>>>>

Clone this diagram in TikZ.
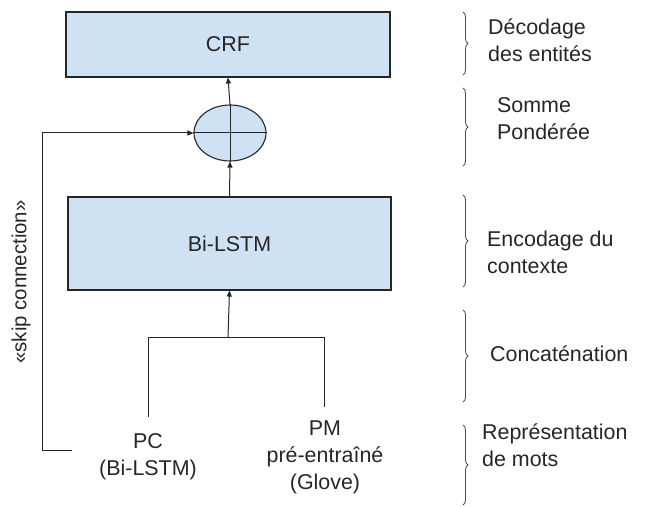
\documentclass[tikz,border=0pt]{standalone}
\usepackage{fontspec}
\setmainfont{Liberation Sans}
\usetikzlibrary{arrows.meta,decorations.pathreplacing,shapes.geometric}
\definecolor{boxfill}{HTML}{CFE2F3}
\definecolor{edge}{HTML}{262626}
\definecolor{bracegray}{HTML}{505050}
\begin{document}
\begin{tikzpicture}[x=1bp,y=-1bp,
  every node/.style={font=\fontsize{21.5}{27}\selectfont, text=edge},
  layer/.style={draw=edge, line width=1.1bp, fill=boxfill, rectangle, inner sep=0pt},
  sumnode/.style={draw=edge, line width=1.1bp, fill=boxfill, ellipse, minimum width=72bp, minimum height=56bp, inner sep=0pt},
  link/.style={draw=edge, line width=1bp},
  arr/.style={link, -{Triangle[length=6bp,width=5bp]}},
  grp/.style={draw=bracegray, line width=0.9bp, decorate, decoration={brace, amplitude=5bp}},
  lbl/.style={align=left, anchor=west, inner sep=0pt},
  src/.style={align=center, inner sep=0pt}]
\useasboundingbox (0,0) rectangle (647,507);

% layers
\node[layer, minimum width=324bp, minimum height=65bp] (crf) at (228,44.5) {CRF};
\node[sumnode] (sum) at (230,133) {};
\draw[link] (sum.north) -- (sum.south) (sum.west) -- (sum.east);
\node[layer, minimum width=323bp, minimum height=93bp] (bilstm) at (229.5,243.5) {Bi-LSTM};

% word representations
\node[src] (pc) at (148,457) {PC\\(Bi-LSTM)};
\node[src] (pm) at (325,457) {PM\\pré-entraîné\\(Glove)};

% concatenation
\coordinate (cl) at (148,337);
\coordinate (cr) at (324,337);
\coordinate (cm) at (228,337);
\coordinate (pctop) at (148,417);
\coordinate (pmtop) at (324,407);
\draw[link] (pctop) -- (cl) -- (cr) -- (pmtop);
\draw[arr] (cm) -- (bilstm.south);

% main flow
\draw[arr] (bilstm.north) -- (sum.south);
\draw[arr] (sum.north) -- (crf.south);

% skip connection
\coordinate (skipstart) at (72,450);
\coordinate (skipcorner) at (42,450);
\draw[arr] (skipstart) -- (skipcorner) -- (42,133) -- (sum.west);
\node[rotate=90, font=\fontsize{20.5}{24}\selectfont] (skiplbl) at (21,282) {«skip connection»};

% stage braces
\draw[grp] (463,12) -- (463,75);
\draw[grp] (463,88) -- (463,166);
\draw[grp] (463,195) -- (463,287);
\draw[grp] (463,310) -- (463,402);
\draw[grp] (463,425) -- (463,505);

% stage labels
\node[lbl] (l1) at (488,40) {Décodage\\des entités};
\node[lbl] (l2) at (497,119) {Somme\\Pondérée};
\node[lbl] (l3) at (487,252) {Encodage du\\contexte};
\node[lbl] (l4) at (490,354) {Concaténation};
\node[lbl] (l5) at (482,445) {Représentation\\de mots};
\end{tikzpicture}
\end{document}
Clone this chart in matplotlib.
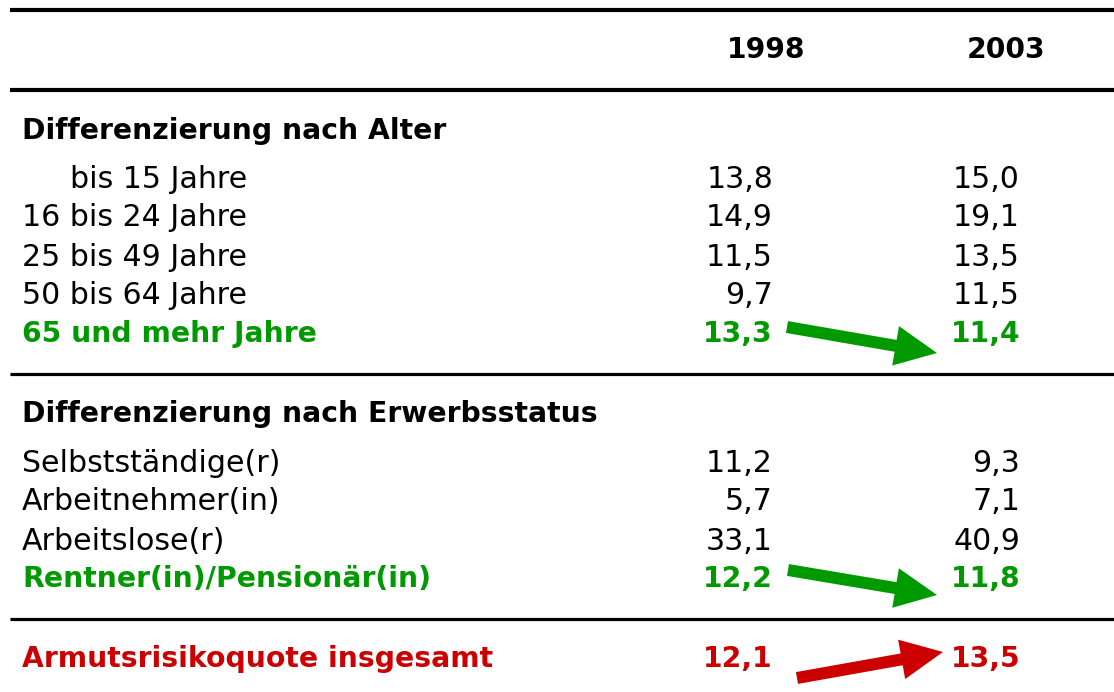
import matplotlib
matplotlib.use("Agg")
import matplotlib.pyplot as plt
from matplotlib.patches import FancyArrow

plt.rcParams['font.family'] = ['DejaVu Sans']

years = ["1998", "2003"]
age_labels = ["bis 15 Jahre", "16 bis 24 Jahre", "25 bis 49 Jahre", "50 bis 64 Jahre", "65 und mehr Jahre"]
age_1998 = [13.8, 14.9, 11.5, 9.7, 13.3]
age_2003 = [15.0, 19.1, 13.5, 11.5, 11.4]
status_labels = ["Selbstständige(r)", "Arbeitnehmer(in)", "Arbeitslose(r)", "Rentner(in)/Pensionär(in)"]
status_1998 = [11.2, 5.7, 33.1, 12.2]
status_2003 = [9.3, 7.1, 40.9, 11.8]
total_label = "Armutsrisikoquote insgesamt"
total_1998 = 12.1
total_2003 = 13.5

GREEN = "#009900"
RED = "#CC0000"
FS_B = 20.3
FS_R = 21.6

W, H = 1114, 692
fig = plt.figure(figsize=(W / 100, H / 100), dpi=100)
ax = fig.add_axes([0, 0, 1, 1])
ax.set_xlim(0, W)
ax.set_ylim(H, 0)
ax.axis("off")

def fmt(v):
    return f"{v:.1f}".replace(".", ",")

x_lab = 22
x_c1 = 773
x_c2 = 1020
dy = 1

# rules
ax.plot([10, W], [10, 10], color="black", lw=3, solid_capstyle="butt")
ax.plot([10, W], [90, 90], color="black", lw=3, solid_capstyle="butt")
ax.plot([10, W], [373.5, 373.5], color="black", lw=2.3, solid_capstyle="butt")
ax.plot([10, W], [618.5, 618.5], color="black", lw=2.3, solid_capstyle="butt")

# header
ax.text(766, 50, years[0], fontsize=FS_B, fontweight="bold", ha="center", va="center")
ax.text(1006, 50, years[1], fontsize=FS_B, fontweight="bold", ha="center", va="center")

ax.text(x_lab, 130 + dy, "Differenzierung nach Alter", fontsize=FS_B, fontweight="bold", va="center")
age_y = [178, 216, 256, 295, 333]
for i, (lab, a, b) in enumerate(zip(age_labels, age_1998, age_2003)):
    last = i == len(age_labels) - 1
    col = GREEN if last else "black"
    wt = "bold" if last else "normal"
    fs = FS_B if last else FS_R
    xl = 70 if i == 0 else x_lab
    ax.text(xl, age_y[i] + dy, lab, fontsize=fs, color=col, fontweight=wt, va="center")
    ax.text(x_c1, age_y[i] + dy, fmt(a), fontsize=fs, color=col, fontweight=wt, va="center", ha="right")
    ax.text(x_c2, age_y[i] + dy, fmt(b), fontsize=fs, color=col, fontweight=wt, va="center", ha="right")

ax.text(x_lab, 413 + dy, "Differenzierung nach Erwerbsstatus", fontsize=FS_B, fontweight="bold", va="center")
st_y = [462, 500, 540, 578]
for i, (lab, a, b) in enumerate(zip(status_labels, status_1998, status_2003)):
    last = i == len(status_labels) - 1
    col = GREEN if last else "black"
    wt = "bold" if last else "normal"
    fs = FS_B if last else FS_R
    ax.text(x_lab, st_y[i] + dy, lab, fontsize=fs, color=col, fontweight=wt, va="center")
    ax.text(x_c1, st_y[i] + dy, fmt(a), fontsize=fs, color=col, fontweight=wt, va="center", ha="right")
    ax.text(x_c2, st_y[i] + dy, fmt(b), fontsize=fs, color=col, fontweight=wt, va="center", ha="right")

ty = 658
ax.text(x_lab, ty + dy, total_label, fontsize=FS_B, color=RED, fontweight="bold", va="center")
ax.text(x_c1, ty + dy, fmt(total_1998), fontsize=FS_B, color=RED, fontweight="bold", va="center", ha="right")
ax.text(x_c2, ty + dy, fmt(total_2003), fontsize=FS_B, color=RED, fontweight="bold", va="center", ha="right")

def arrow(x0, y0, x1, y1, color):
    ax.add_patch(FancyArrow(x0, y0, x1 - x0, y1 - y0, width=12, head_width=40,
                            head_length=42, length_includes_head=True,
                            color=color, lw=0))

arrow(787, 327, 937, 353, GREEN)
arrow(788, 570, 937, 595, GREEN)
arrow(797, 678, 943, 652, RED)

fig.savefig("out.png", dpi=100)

<<<<

Exercise directions: Extract all the entries word for word; omit any pictures.

The result:
Clone this diagram in TikZ.
\documentclass[tikz,border=0pt]{standalone}
\usepackage{fontspec}
\setmainfont{Liberation Sans}
\usetikzlibrary{arrows.meta,decorations.pathreplacing,shapes.geometric}
\definecolor{boxfill}{HTML}{CFE2F3}
\definecolor{edge}{HTML}{262626}
\definecolor{bracegray}{HTML}{505050}
\begin{document}
\begin{tikzpicture}[x=1bp,y=-1bp,
  every node/.style={font=\fontsize{21.5}{27}\selectfont, text=edge},
  layer/.style={draw=edge, line width=1.1bp, fill=boxfill, rectangle, inner sep=0pt},
  sumnode/.style={draw=edge, line width=1.1bp, fill=boxfill, ellipse, minimum width=72bp, minimum height=56bp, inner sep=0pt},
  link/.style={draw=edge, line width=1bp},
  arr/.style={link, -{Triangle[length=6bp,width=5bp]}},
  grp/.style={draw=bracegray, line width=0.9bp, decorate, decoration={brace, amplitude=5bp}},
  lbl/.style={align=left, anchor=west, inner sep=0pt},
  src/.style={align=center, inner sep=0pt}]
\useasboundingbox (0,0) rectangle (647,507);

% layers
\node[layer, minimum width=324bp, minimum height=65bp] (crf) at (228,44.5) {CRF};
\node[sumnode] (sum) at (230,133) {};
\draw[link] (sum.north) -- (sum.south) (sum.west) -- (sum.east);
\node[layer, minimum width=323bp, minimum height=93bp] (bilstm) at (229.5,243.5) {Bi-LSTM};

% word representations
\node[src] (pc) at (148,457) {PC\\(Bi-LSTM)};
\node[src] (pm) at (325,457) {PM\\pré-entraîné\\(Glove)};

% concatenation
\coordinate (cl) at (148,337);
\coordinate (cr) at (324,337);
\coordinate (cm) at (228,337);
\coordinate (pctop) at (148,417);
\coordinate (pmtop) at (324,407);
\draw[link] (pctop) -- (cl) -- (cr) -- (pmtop);
\draw[arr] (cm) -- (bilstm.south);

% main flow
\draw[arr] (bilstm.north) -- (sum.south);
\draw[arr] (sum.north) -- (crf.south);

% skip connection
\coordinate (skipstart) at (72,450);
\coordinate (skipcorner) at (42,450);
\draw[arr] (skipstart) -- (skipcorner) -- (42,133) -- (sum.west);
\node[rotate=90, font=\fontsize{20.5}{24}\selectfont] (skiplbl) at (21,282) {«skip connection»};

% stage braces
\draw[grp] (463,12) -- (463,75);
\draw[grp] (463,88) -- (463,166);
\draw[grp] (463,195) -- (463,287);
\draw[grp] (463,310) -- (463,402);
\draw[grp] (463,425) -- (463,505);

% stage labels
\node[lbl] (l1) at (488,40) {Décodage\\des entités};
\node[lbl] (l2) at (497,119) {Somme\\Pondérée};
\node[lbl] (l3) at (487,252) {Encodage du\\contexte};
\node[lbl] (l4) at (490,354) {Concaténation};
\node[lbl] (l5) at (482,445) {Représentation\\de mots};
\end{tikzpicture}
\end{document}
Clone this chart in matplotlib.
import matplotlib
matplotlib.use("Agg")
import matplotlib.pyplot as plt
from matplotlib.patches import FancyArrow

plt.rcParams['font.family'] = ['DejaVu Sans']

years = ["1998", "2003"]
age_labels = ["bis 15 Jahre", "16 bis 24 Jahre", "25 bis 49 Jahre", "50 bis 64 Jahre", "65 und mehr Jahre"]
age_1998 = [13.8, 14.9, 11.5, 9.7, 13.3]
age_2003 = [15.0, 19.1, 13.5, 11.5, 11.4]
status_labels = ["Selbstständige(r)", "Arbeitnehmer(in)", "Arbeitslose(r)", "Rentner(in)/Pensionär(in)"]
status_1998 = [11.2, 5.7, 33.1, 12.2]
status_2003 = [9.3, 7.1, 40.9, 11.8]
total_label = "Armutsrisikoquote insgesamt"
total_1998 = 12.1
total_2003 = 13.5

GREEN = "#009900"
RED = "#CC0000"
FS_B = 20.3
FS_R = 21.6

W, H = 1114, 692
fig = plt.figure(figsize=(W / 100, H / 100), dpi=100)
ax = fig.add_axes([0, 0, 1, 1])
ax.set_xlim(0, W)
ax.set_ylim(H, 0)
ax.axis("off")

def fmt(v):
    return f"{v:.1f}".replace(".", ",")

x_lab = 22
x_c1 = 773
x_c2 = 1020
dy = 1

# rules
ax.plot([10, W], [10, 10], color="black", lw=3, solid_capstyle="butt")
ax.plot([10, W], [90, 90], color="black", lw=3, solid_capstyle="butt")
ax.plot([10, W], [373.5, 373.5], color="black", lw=2.3, solid_capstyle="butt")
ax.plot([10, W], [618.5, 618.5], color="black", lw=2.3, solid_capstyle="butt")

# header
ax.text(766, 50, years[0], fontsize=FS_B, fontweight="bold", ha="center", va="center")
ax.text(1006, 50, years[1], fontsize=FS_B, fontweight="bold", ha="center", va="center")

ax.text(x_lab, 130 + dy, "Differenzierung nach Alter", fontsize=FS_B, fontweight="bold", va="center")
age_y = [178, 216, 256, 295, 333]
for i, (lab, a, b) in enumerate(zip(age_labels, age_1998, age_2003)):
    last = i == len(age_labels) - 1
    col = GREEN if last else "black"
    wt = "bold" if last else "normal"
    fs = FS_B if last else FS_R
    xl = 70 if i == 0 else x_lab
    ax.text(xl, age_y[i] + dy, lab, fontsize=fs, color=col, fontweight=wt, va="center")
    ax.text(x_c1, age_y[i] + dy, fmt(a), fontsize=fs, color=col, fontweight=wt, va="center", ha="right")
    ax.text(x_c2, age_y[i] + dy, fmt(b), fontsize=fs, color=col, fontweight=wt, va="center", ha="right")

ax.text(x_lab, 413 + dy, "Differenzierung nach Erwerbsstatus", fontsize=FS_B, fontweight="bold", va="center")
st_y = [462, 500, 540, 578]
for i, (lab, a, b) in enumerate(zip(status_labels, status_1998, status_2003)):
    last = i == len(status_labels) - 1
    col = GREEN if last else "black"
    wt = "bold" if last else "normal"
    fs = FS_B if last else FS_R
    ax.text(x_lab, st_y[i] + dy, lab, fontsize=fs, color=col, fontweight=wt, va="center")
    ax.text(x_c1, st_y[i] + dy, fmt(a), fontsize=fs, color=col, fontweight=wt, va="center", ha="right")
    ax.text(x_c2, st_y[i] + dy, fmt(b), fontsize=fs, color=col, fontweight=wt, va="center", ha="right")

ty = 658
ax.text(x_lab, ty + dy, total_label, fontsize=FS_B, color=RED, fontweight="bold", va="center")
ax.text(x_c1, ty + dy, fmt(total_1998), fontsize=FS_B, color=RED, fontweight="bold", va="center", ha="right")
ax.text(x_c2, ty + dy, fmt(total_2003), fontsize=FS_B, color=RED, fontweight="bold", va="center", ha="right")

def arrow(x0, y0, x1, y1, color):
    ax.add_patch(FancyArrow(x0, y0, x1 - x0, y1 - y0, width=12, head_width=40,
                            head_length=42, length_includes_head=True,
                            color=color, lw=0))

arrow(787, 327, 937, 353, GREEN)
arrow(788, 570, 937, 595, GREEN)
arrow(797, 678, 943, 652, RED)

fig.savefig("out.png", dpi=100)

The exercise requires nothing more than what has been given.